▸ **Task to complete**
Quote all of the data exactly as given. Skip every picture it contains.

=====

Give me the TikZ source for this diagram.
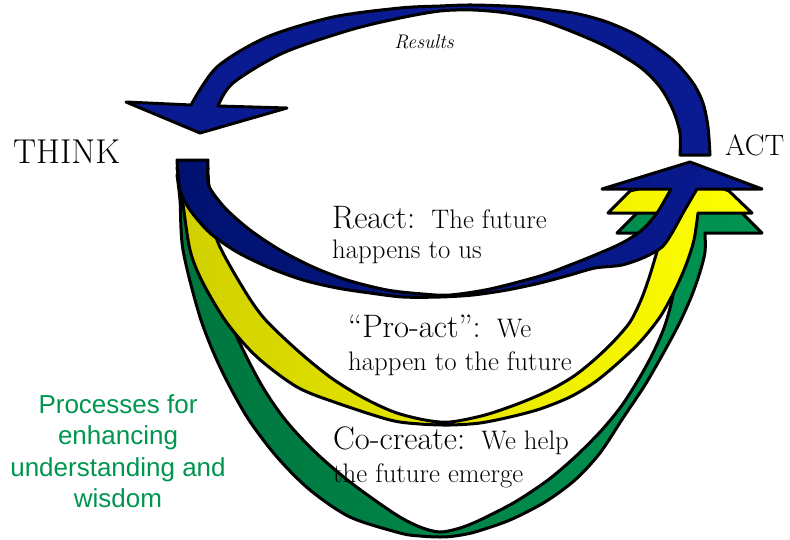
\documentclass[tikz,border=0pt]{standalone}
\usepackage{fontspec}
\newfontfamily\sansfont{Liberation Sans}
\definecolor{navy}{RGB}{10,26,145}
\definecolor{navydark}{RGB}{0,18,112}
\definecolor{ylw}{RGB}{255,255,0}
\definecolor{ylwdark}{RGB}{208,208,0}
\definecolor{grn}{RGB}{0,148,82}
\definecolor{grndark}{RGB}{0,118,62}
\definecolor{txtgreen}{RGB}{0,150,80}
\newcommand{\lab}[1]{{\fontsize{32.5}{34}\selectfont #1}}

\begin{document}
\begin{tikzpicture}[x=1pt, y=-1pt,
    band/.style={draw=black, line width=3pt, line join=round},
    lbl/.style={inner sep=0pt, anchor=base west, font=\fontsize{26.8}{32}\selectfont}]
  \useasboundingbox (0,0) rectangle (790,539);
  % co-create loop
  \path[band, left color=grndark, right color=grn]
    (177,175) -- (208,175)
    -- plot[smooth] coordinates {(208,175) (215,250) (228,315) (257,377) (283,417) (313,450) (350,482) (395,514) (420,527) (440,532) (460,528) (480,520) (515,502) (548,480) (575,457) (600,432) (620,408) (637,382) (652,355) (664,328) (672,300) (677,270) (680,233)}
    -- (617,233) -- (637,213) -- (690,200) -- (742,213) -- (762,233) -- (705,233)
    -- plot[smooth] coordinates {(705,233) (705,252) (700,272) (692,295) (680,322) (664,352) (645,385) (623,418) (600,453) (575,480) (545,502) (510,520) (475,532) (455,536) (440,537) (420,536) (400,533) (350,517) (310,490) (277,457) (247,417) (220,367) (200,317) (183,250) (180,200) (177,175)}
    -- cycle;
  % pro-act loop
  \path[band, left color=ylwdark, right color=ylw]
    (177,168) -- (208,168)
    -- plot[smooth] coordinates {(208,168) (209,200) (217,240) (240,283) (263,317) (297,350) (330,377) (362,397) (394,412) (425,420) (450,422) (485,415) (520,403) (550,390) (574,376) (594,360) (613,342) (630,322) (641,300) (649,278) (656,255) (662,235) (668,213)}
    -- (608,213) -- (630,191) -- (690,176) -- (729,191) -- (752,213) -- (698,213)
    -- plot[smooth] coordinates {(698,213) (694,240) (686,265) (675,290) (660,317) (640,342) (618,363) (595,382) (570,397) (540,409) (510,417) (480,423) (450,425) (420,424) (390,420) (337,403) (297,387) (257,357) (227,323) (203,283) (190,250) (182,197) (177,168)}
    -- cycle;
  % react loop
  \path[band, left color=navydark, right color=navy]
    (177,160) -- (208,160)
    -- plot[smooth] coordinates {(208,160) (208,182) (213,193) (227,210) (250,230) (280,250) (313,267) (347,280) (387,290) (423,294) (450,295) (490,289) (540,276) (570,265) (595,255) (622,243) (642,230) (657,213) (671,189)}
    -- (602,189) -- (690,162) -- (762,189) -- (697,189)
    -- plot[smooth] coordinates {(697,189) (683,213) (672,233) (662,247) (645,257) (622,265) (595,268) (570,275) (540,283) (507,290) (473,295) (440,297) (403,297) (370,293) (337,288) (303,280) (270,268) (237,252) (210,233) (190,210) (180,190) (177,160)}
    -- cycle;
  % results arrow
  \path[band, fill=navy]
    (680,155) -- (710,155)
    -- plot[smooth] coordinates {(710,155) (708,127) (703,103) (693,83) (673,60) (640,37) (607,22) (573,13) (523,7) (473,5) (440,6) (400,8) (333,17) (267,37) (217,67) (191,105)}
    -- (126,102) -- (200,133) -- (287,108) -- (218,106)
    -- plot[smooth] coordinates {(218,106) (233,83) (283,53) (350,30) (400,18) (440,11) (473,10) (507,13) (540,20) (573,32) (607,47) (640,67) (660,87) (673,110) (680,133) (680,155)}
    -- cycle;

  \node (think) [lbl, font=\fontsize{34.5}{38}\selectfont] at (13,163) {THINK};
  \node (act) [lbl, font=\fontsize{29.5}{34}\selectfont] at (725,155) {ACT};
  \node (results) [inner sep=0pt, anchor=base, font=\itshape\fontsize{19.7}{22}\selectfont] at (424,48) {Results};
  \node (react) [lbl] at (332,228) {\lab{React:}\ \ The future};
  \node (react2) [lbl] at (332,258) {happens to us};
  \node (proact) [lbl] at (348,337) {\lab{“Pro-act”:}\ \ We};
  \node (proact2) [lbl] at (348,370) {happen to the future};
  \node (cocreate) [lbl] at (333,449) {\lab{Co-create:}\ \ We help};
  \node (cocreate2) [lbl] at (333,482) {the future emerge};
  \node (procs) [inner sep=0pt, anchor=north, align=center, text=txtgreen,
    font=\sansfont\fontsize{26}{31.5}\selectfont] at (118,394)
    {Processes for\\enhancing\\understanding and\\wisdom};
\end{tikzpicture}
\end{document}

=====

▸ **Solution**
Give me the TikZ source for this diagram.
\documentclass[tikz,border=0pt]{standalone}
\usepackage{fontspec}
\newfontfamily\sansfont{Liberation Sans}
\definecolor{navy}{RGB}{10,26,145}
\definecolor{navydark}{RGB}{0,18,112}
\definecolor{ylw}{RGB}{255,255,0}
\definecolor{ylwdark}{RGB}{208,208,0}
\definecolor{grn}{RGB}{0,148,82}
\definecolor{grndark}{RGB}{0,118,62}
\definecolor{txtgreen}{RGB}{0,150,80}
\newcommand{\lab}[1]{{\fontsize{32.5}{34}\selectfont #1}}

\begin{document}
\begin{tikzpicture}[x=1pt, y=-1pt,
    band/.style={draw=black, line width=3pt, line join=round},
    lbl/.style={inner sep=0pt, anchor=base west, font=\fontsize{26.8}{32}\selectfont}]
  \useasboundingbox (0,0) rectangle (790,539);
  % co-create loop
  \path[band, left color=grndark, right color=grn]
    (177,175) -- (208,175)
    -- plot[smooth] coordinates {(208,175) (215,250) (228,315) (257,377) (283,417) (313,450) (350,482) (395,514) (420,527) (440,532) (460,528) (480,520) (515,502) (548,480) (575,457) (600,432) (620,408) (637,382) (652,355) (664,328) (672,300) (677,270) (680,233)}
    -- (617,233) -- (637,213) -- (690,200) -- (742,213) -- (762,233) -- (705,233)
    -- plot[smooth] coordinates {(705,233) (705,252) (700,272) (692,295) (680,322) (664,352) (645,385) (623,418) (600,453) (575,480) (545,502) (510,520) (475,532) (455,536) (440,537) (420,536) (400,533) (350,517) (310,490) (277,457) (247,417) (220,367) (200,317) (183,250) (180,200) (177,175)}
    -- cycle;
  % pro-act loop
  \path[band, left color=ylwdark, right color=ylw]
    (177,168) -- (208,168)
    -- plot[smooth] coordinates {(208,168) (209,200) (217,240) (240,283) (263,317) (297,350) (330,377) (362,397) (394,412) (425,420) (450,422) (485,415) (520,403) (550,390) (574,376) (594,360) (613,342) (630,322) (641,300) (649,278) (656,255) (662,235) (668,213)}
    -- (608,213) -- (630,191) -- (690,176) -- (729,191) -- (752,213) -- (698,213)
    -- plot[smooth] coordinates {(698,213) (694,240) (686,265) (675,290) (660,317) (640,342) (618,363) (595,382) (570,397) (540,409) (510,417) (480,423) (450,425) (420,424) (390,420) (337,403) (297,387) (257,357) (227,323) (203,283) (190,250) (182,197) (177,168)}
    -- cycle;
  % react loop
  \path[band, left color=navydark, right color=navy]
    (177,160) -- (208,160)
    -- plot[smooth] coordinates {(208,160) (208,182) (213,193) (227,210) (250,230) (280,250) (313,267) (347,280) (387,290) (423,294) (450,295) (490,289) (540,276) (570,265) (595,255) (622,243) (642,230) (657,213) (671,189)}
    -- (602,189) -- (690,162) -- (762,189) -- (697,189)
    -- plot[smooth] coordinates {(697,189) (683,213) (672,233) (662,247) (645,257) (622,265) (595,268) (570,275) (540,283) (507,290) (473,295) (440,297) (403,297) (370,293) (337,288) (303,280) (270,268) (237,252) (210,233) (190,210) (180,190) (177,160)}
    -- cycle;
  % results arrow
  \path[band, fill=navy]
    (680,155) -- (710,155)
    -- plot[smooth] coordinates {(710,155) (708,127) (703,103) (693,83) (673,60) (640,37) (607,22) (573,13) (523,7) (473,5) (440,6) (400,8) (333,17) (267,37) (217,67) (191,105)}
    -- (126,102) -- (200,133) -- (287,108) -- (218,106)
    -- plot[smooth] coordinates {(218,106) (233,83) (283,53) (350,30) (400,18) (440,11) (473,10) (507,13) (540,20) (573,32) (607,47) (640,67) (660,87) (673,110) (680,133) (680,155)}
    -- cycle;

  \node (think) [lbl, font=\fontsize{34.5}{38}\selectfont] at (13,163) {THINK};
  \node (act) [lbl, font=\fontsize{29.5}{34}\selectfont] at (725,155) {ACT};
  \node (results) [inner sep=0pt, anchor=base, font=\itshape\fontsize{19.7}{22}\selectfont] at (424,48) {Results};
  \node (react) [lbl] at (332,228) {\lab{React:}\ \ The future};
  \node (react2) [lbl] at (332,258) {happens to us};
  \node (proact) [lbl] at (348,337) {\lab{“Pro-act”:}\ \ We};
  \node (proact2) [lbl] at (348,370) {happen to the future};
  \node (cocreate) [lbl] at (333,449) {\lab{Co-create:}\ \ We help};
  \node (cocreate2) [lbl] at (333,482) {the future emerge};
  \node (procs) [inner sep=0pt, anchor=north, align=center, text=txtgreen,
    font=\sansfont\fontsize{26}{31.5}\selectfont] at (118,394)
    {Processes for\\enhancing\\understanding and\\wisdom};
\end{tikzpicture}
\end{document}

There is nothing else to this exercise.